Back to normalcy mode. First class of the year was, of course, Obligations and Contracts under the god of Civil Law. Still at the state of mild eurphoria and a grand holiday hangover, I was on-deck for the goddamn recitation. Bloopers: SOLUTIO INDEBITI. I couldn’t say the the word right that I kept on mumbling "Sir um…shooo…sho…shoo…" In my head, I knew the arrangement of the letters…I could spell it had he asked me to just write it down. "What principle is that Ms. Bravo?" he asked. "Sir, the principle enshrined in the Civil Code that no man should be unjustly enriched at the expense of another." "And what principle is that?" he asked again."Sir um…shooo…sho…shoo…" Finally I said, "Sir, it’s the latin term I’ve given up trying to pronounce." They all laughed. DAMN!

THIRD WEEK OF JANUARY.

Broke but happy. I have this thing I’m trying to get off my system. When I’m stressed, new things brighten my mood. After all, I am still a girl. Splurging on things I don’t exactly need gives me pleasure. Thanks and no thanks to my fellow SBB Housemate Horta who induced me to bankruptcy. I got myself two bags, a men’s watch, cologne and over half-a-dozen shirts. 

Alcoholism. When alcoholics begin their detox, the withdrawal period is so hard that it gets one crazy. I couldn’t stop drinking abruptly. So I didn’t stop drinking at all which is driving my Niyaku up the wall each time! Once, I told him I’d be meeting up with Kaycee for a macchiato and promised to be home by 12. Kaycee, Angge, Dian and I had 3 buckets of Red Horse and I went home at 4 in the morning.

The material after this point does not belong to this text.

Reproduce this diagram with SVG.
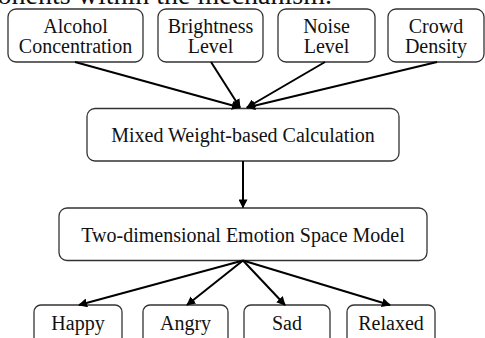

Another time was when his Lambda Rho sisters asked him if I could hang out with them…just chill and drink a bottle or two. He adamantly said NO. And so I went home and waited for him to doze off then I snuck out and, yes, got drunk. 

FOURTH WEEK OF JANUARY.

Hellhole also known as Midterms. Due to excessive alcohol intake during the holidays and even after that, I am not surprised that half of my brain is already dead. I did poorly in all my exams. I couldn’t cite even a single provision verbatim and I was merely banking on ’stock knowledge’ and common sense. What a moronic way of viewing things. Where could the knowledge be stocked when my brain is half-dead?!  I have no one to blame but my never-ending affair with alcohol and my inability to resist such fatal attaction. Oh well…I’m only human. It’s time to pick up my shit and straighten up.

Withdrawal. "I’m Grachelle and I’m an alcoholic." REPLY: "Hello Grachelle!" 

AMUSEMENT OF THE MONTH: Zally, That Girl. She’s this ultimate loser from school who has long taken a social nose-dive. She has no friends. People talk to her not because they want to but because it’s just natural…like when you see a stray cat and you say "Hello kitty kitty!" or when someone sneezes you automatically say "Bless you!" Anyway,  she has this blog which created such a ‘controversy’ because its substance is as disastrous as her character. Do you remember the losers and social outcasts in high school? They have absolutely nothing to do because in all parties, they’re NOT invited. Trip to the mall…NOT INVITED. Sleepover at a girlfriend’s house…NOT INVITED. So, as past time, they just fantasize about the lives of the people who, unlike them, do have a life and create dialogues and scenes in their heads like they’re actually part of them. These social rejects will eventually become psychopaths, sociopaths and suicide statictics.

Zally That Girl can be likened to the high school ultimate loser. Only…she’s in law school. Do the math. It’s heinously pathetic.

P.S.
She once told Khalid, "Si G? Yung APO? Yung girlfriend ni Mark? E kaaway ko ‘yan e."
For the life of me, I could not remember kailan kami nag-away. Dahil walang ganung pangyayari. I don’t even talk to her. She’s NON-EXISTENT as far as I’m concerned. It’s another figment of her vast imagination yet again. Don’t worry dear, for you not to become a liar nor a freak at that, awayin na din kita para mag retroact ang facts mo. Happy now? Anyway, I’m kinda bored nowadays.